The channels do increase non-Kannada speaker's Kannada diction by a few words: Swalpa, Sakkath, Maga, Hedi (Madi is already on their tongue) but the spectrum of music that they cover is narrow like Bangalore's by lanes ("Rafi. Whooz this gruffy ruffy doode? Listen to sakkath haut suckeera!!"). Channels give endless rehash of same 'latesht' songs which listener would encounter soon in another channel. Forget oldies of yonder age when things where black n white there are many classic and even catchy number of 70s, 80s, 90s. What happened to them?

The idea for the post came when last night in my own cab I was browsing radio channels which was more like monkey testing. Thats when I accidentally visited AIR and suddenly time slowed down, noise outside seemed irrelevant and I could feel cool, moist air billowing from coolers of my old home in hot loo-ridden North Indian summers as I would tune radio at my home waiting for dinner to be served shouting at the fan of the gigantic cooler with no aim at communication. For the uninitiated there are kool acoustic effects produced if you shout near different part of the coolers. Thats what they do not teach in your engineering schools.

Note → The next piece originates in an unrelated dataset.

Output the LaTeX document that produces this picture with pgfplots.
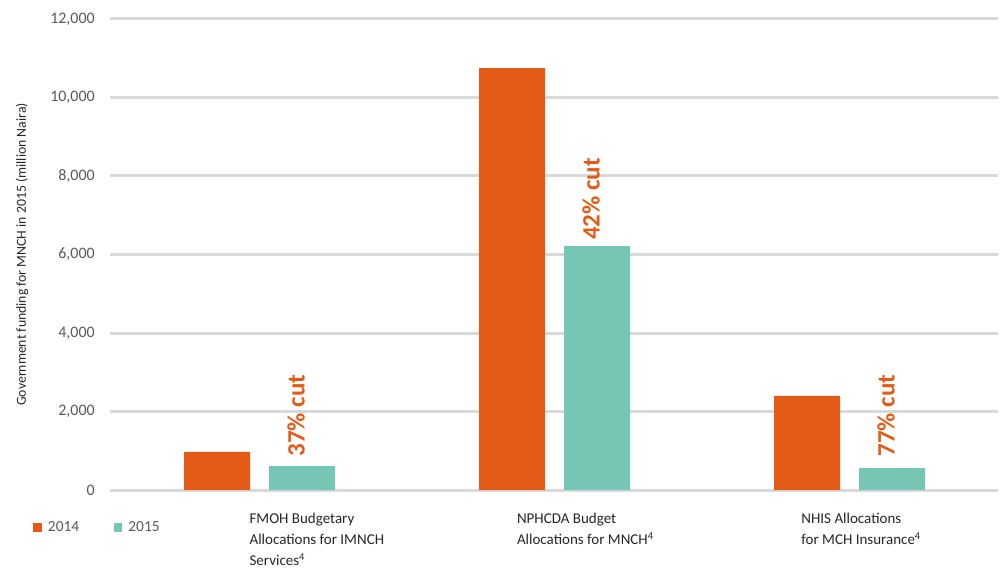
\documentclass[border=0pt]{standalone}
\usepackage{fontspec}
\setmainfont{Carlito}
\usepackage{pgfplots}
\pgfplotsset{compat=1.18}
\definecolor{orng}{HTML}{E35B17}
\definecolor{tealc}{HTML}{76C6B6}
\definecolor{gridc}{HTML}{D9D9D9}
\definecolor{txt}{HTML}{595959}
\definecolor{lab}{HTML}{262626}
\begin{document}
\begin{tikzpicture}
\begin{axis}[
 scale only axis, width=888pt, height=471pt,
 xmin=-0.507, xmax=2.503, ymin=0, ymax=12000,
 ybar=19pt, bar width=66pt,
 axis line style={draw=none}, tick style={draw=none},
 xtick=\empty,
 ytick={0,2000,...,12000},
 scaled y ticks=false,
 ymajorgrids, grid style={line width=3pt, gridc},
 yticklabel style={font=\fontsize{16}{19}\selectfont, text=txt, inner sep=0pt, xshift=-15pt,
   /pgf/number format/.cd, fixed, 1000 sep={,}, assume math mode=true},
 clip=false,
 legend columns=2,
 legend style={draw=none, fill=none, at={(-0.0864,-0.080)}, anchor=west, inner sep=0pt,
   font=\fontsize{15.4}{18}\selectfont, text=txt, column sep=6pt,
   nodes={inner sep=0pt},
   /tikz/every even column/.append style={column sep=34.7pt}},
]
\addplot[fill=orng, draw=none, legend image code/.code={\fill[orng] (0pt,-4.75pt) rectangle (8.5pt,4.75pt);}] coordinates {(0,970) (1,10750) (2,2395)};
\addplot[fill=tealc, draw=none, legend image code/.code={\fill[tealc] (0pt,-4.75pt) rectangle (8.5pt,4.75pt);}] coordinates {(0,610) (1,6215) (2,560)};
\legend{2014,2015}
\coordinate (bl) at (rel axis cs:0,0);
\coordinate (tr) at (rel axis cs:1,1);
\node[rotate=90, font=\fontsize{13.8}{16}\selectfont, text=lab] at (axis cs:-0.805,6000) {Government funding for MNCH in 2015 (million Naira)};
\node[rotate=90, anchor=west, inner sep=0pt, font=\fontsize{25}{30}\selectfont\bfseries, text=orng] at (axis cs:0.124,848) {37\% cut};
\node[rotate=90, anchor=west, inner sep=0pt, font=\fontsize{25}{30}\selectfont\bfseries, text=orng] at (axis cs:1.124,6369) {42\% cut};
\node[rotate=90, anchor=west, inner sep=0pt, font=\fontsize{25}{30}\selectfont\bfseries, text=orng] at (axis cs:2.124,848) {77\% cut};
\node[anchor=base west, align=left, inner sep=0pt, font=\fontsize{15}{21}\selectfont, text=lab] at (axis cs:-0.0346,-1936) {FMOH Budgetary\\Allocations for IMNCH\\Services\textsuperscript{4}};
\node[anchor=base west, align=left, inner sep=0pt, font=\fontsize{15}{21}\selectfont, text=lab] at (axis cs:0.872,-1401) {NPHCDA Budget\\Allocations for MNCH\textsuperscript{4}};
\node[anchor=base west, align=left, inner sep=0pt, font=\fontsize{15}{21}\selectfont, text=lab] at (axis cs:1.836,-1401) {NHIS Allocations\\for MCH Insurance\textsuperscript{4}};
\end{axis}
\pgfresetboundingbox
\path[use as bounding box] ([shift={(-110pt,-78pt)}]bl) rectangle ([shift={(6pt,19pt)}]tr);
\end{tikzpicture}
\end{document}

"Is gaane ki farmaish ki hai jabalpur se humare nanhe sathiyon ne jinka naam hai chunnu, munnu, pappu, raju, pinki aur sunita" "Geet ke bol likhe hain anjaan ne, mukhya awaaz hai kishore kumar ki aur ........." Wow it was so soothing compared to blaring private channels competing with traffic noise. And AIR plays the latesht numbers dyoode.

PS: BTW I was mulling over the tagline : "Musth maja madi" and thought what piece of unimportant junk it is. Just claiming to have fun might not be the best tag lines in the world. Then the truth hidden in vocabulary crypts dawned on me. Musth (with the mandatory hech at the end) is actually a little known English word meaning:

An annual phase of heightened sexual excitement in the males of certain large mammals (especially elephants); is associated with discharge from a gland between the eye and ear
Now did you gather it is a hidden comment on mammal discharges and not just a soulless play of word for yuppy generation and people say we lack sex education.